The statue’s Richmond debut on Arthur Ashe Boulevard drew journalists from across the country who wrote about its symbolic significance in the “former capital of the Confederacy,” painting a picture of Richmond as a city struggling to come to terms with its past. “Today,” Wiley said during the unveiling, “we say yes to something that looks like us. We say yes to inclusivity. We say yes to broader notions of what it means to be an American.”

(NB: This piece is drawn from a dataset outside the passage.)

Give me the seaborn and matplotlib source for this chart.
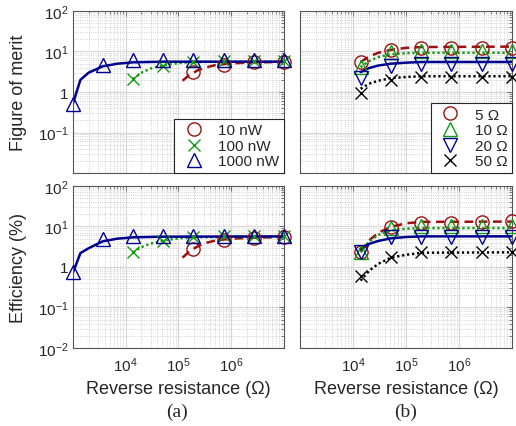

As I write this, Richmond is again in the national spotlight after an estimated 22,000 gun-rights activists, some armed and decked out in military surplus gear, some from out of state, filled the grounds of the Virginia Capitol and surrounding streets to protest proposed changes to the commonwealth’s gun laws. Thankfully, the protest went off without serious incident, though images of heavily armed individuals on downtown streets may color the way many outsiders see Richmond.
What does Richmond look like to you? Is it the James River, Maymont Park and “Rumors of War”? Scott’s Addition breweries, Broad Street art galleries, historic sites and museums, and a thriving restaurant scene? Or do you see housing projects, panhandlers, the nation’s second-highest eviction rate and the legacy of the slave trade? Or maybe all of it? Richmond is complex, a perfectly imperfect city that can be just as ugly as it is beautiful.

“Rumors of War” (Photo by Jay Paul)
On Page 43, we feature an essay from Sarah Mendelsohn Kim, former deputy director of The Valentine, who is leaving Richmond for a two-year adventure in New York. Perhaps she puts its best, writing, “While I choose to see the beauty in the people and spaces that make Richmond unique, I know that Richmond is plagued by a difficult past and present. Too many struggle to meet basic needs; the river that is now a source of enjoyment is also a reminder of the slave economy that built our city. My mind struggles with these issues daily, and I feel conflicted when I say, ‘I love Richmond,’ but I really do.”